AMENDMENTNUMBER SEVENTEEN TO TEXAS REGIONAL BANCSHARES, INC. AMENDED AND RESTATED EMPLOYEE STOCK OWNERSHIP PLAN (WITH 401(K) PROVISIONS)

EX-10.3 5 a05-8117_1ex10d3.htm EX-10.3

Exhibit 10.3

 

AMENDMENT NUMBER SEVENTEEN
TO
TEXAS REGIONAL BANCSHARES, INC.
AMENDED AND RESTATED EMPLOYEE STOCK OWNERSHIP PLAN
(WITH 401(K) PROVISIONS)

 

Texas Regional Bancshares, Inc., a corporation organized and operating under the laws of the State of Texas, and registered as a bank holding company under the Bank Holding Company Act of 1956, as amended (the “Company”), together with the Trustees of the Texas Regional Bancshares, Inc. Amended and Restated Employee Stock Ownership Plan (with 401(k) Provisions) adopt the following amendments to the Plan effective as of March 28, 2005.

 

WHEREAS, the Company has established and maintains the Texas Regional Bancshares, Inc.

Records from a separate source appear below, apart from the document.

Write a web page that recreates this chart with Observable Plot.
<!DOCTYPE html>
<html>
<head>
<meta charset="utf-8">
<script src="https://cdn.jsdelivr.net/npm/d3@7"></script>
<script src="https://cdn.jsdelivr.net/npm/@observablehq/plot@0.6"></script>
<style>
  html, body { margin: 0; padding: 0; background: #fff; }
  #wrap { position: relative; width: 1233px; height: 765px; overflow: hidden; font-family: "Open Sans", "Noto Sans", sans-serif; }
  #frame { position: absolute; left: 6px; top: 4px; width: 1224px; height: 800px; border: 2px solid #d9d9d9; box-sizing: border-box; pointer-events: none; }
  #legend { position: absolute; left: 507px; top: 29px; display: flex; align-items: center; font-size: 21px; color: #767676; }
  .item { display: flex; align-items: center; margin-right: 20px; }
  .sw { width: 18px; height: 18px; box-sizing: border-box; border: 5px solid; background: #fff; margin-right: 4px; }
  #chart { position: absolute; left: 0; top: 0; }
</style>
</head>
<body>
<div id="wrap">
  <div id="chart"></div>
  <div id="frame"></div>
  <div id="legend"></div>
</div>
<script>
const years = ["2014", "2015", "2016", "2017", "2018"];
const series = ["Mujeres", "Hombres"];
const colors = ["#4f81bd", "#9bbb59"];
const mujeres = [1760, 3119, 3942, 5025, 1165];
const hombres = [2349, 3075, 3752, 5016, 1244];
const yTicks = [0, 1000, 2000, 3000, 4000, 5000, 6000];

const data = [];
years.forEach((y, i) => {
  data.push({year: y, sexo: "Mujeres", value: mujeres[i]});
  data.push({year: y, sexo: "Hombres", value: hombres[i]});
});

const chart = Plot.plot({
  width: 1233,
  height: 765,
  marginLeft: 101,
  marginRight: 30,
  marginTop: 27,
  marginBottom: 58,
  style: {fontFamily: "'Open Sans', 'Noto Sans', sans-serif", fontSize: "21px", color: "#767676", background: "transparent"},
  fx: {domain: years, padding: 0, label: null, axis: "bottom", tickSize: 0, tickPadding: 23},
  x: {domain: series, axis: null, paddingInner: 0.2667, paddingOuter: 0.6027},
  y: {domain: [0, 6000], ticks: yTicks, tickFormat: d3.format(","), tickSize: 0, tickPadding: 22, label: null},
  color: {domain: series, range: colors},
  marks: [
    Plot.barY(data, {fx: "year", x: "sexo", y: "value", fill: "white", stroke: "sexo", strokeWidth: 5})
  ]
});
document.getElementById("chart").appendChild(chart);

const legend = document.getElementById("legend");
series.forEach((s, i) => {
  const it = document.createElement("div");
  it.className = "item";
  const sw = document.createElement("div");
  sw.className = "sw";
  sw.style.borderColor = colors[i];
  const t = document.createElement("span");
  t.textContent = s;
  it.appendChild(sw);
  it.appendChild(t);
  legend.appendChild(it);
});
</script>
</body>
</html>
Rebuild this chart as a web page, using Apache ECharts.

Amended and Restated Employee Stock Ownership Plan (with 401(k) Provisions) (the “Plan”); and

 

WHEREAS, Pursuant to Section 10.1 of the Plan, the Company has the right to amend the Plan, provided that the Trustees join in such Amendment, if the provisions of the Plan affecting the Trustees are amended; and

 

WHEREAS, previously the Board of Directors amended the Plan to provide that eligible employees of Southeast Texas Bancshares, Inc. and its affiliates, as a result of becoming employees of the Company, Texas State Bank, and its subsidiaries pursuant to certain mergers occurring in 2004, would, if otherwise eligible for an Employer Discretionary Optional Contribution in 2004, be credited for that purpose with Hours of Service performed for their former employers during the period January 1, 2004 to March 12, 2004; and

 

WHEREAS, the Directors now desire to further amend the Plan to provide that such otherwise eligible employees shall also be credited with Hours of Service performed for their former employers during the period January 1, 2004 to March 12, 2004 for the purpose of sharing in the Employer Discretionary Matching Contributions made for Plan Year 2004; and

 

WHEREAS, pursuant to the Economic Growth and Tax Relief Reconciliation Act of 2001, effective March 28, 2005, the Plan is required to provide “automatic rollovers” to non-electing terminated participants receiving involuntary distributions exceeding $1,000; and

 

WHEREAS, the Directors desire to amend the Plan to eliminate involuntary distributions exceeding $1,000 to terminated participants, effective March 28, 2005.

 

NOW, THEREFORE, IT IS HEREBY RESOLVED THAT the Plan is hereby amended effective March 28, 2005, except as specifically provided below, as follows:

 

1.              PLAN SUBSECTION 8.4(A) IS AMENDED AND RESTATED IN ITS ENTIRETY TO READ AS FOLLOWS:

 

(a)                                  If a Participant’s employment with the Employer is terminated for any reason other than death, Total and Permanent Disability or retirement, then such Participant shall be entitled to such benefits as are provided hereinafter pursuant to this Section 8.4.

 

If a portion of a Participant’s Account is forfeited, Company Stock allocated to the Participant’s Company Stock Account must be forfeited only after the Participant’s Other Investments Account has been depleted.  If interest in more than one class of Company Stock has been allocated to a Participant’s Account, the Participant must be treated as forfeiting the same proportion of each such class.

 

Distribution of the funds due to a Terminated Participant shall be made on the occurrence of an event which would result in the distribution had the Terminated Participant remained in the employ of the Employer (upon the Participant’s death, Total and Permanent Disability, Early or Normal Retirement).  However, at the election of the Participant, the Administrator shall direct the Trustee that the entire Vested portion of the Terminated Participant’s Combined Account shall be payable to such Terminated Participant.  Any distribution under this paragraph shall be made in a manner which is consistent with and satisfies the provisions of Section 8.5 and 8.6, including, but not limited to, all notice and consent requirements of Code Section 411(a)(11) and the Regulations thereunder.

 

If the value of a Terminated Participant’s Vested benefit derived from Employer and Employee contributions does not exceed $1,000, then the Administrator shall direct the Trustee to cause the entire Vested benefit to be paid to such Participant in a single lump sum.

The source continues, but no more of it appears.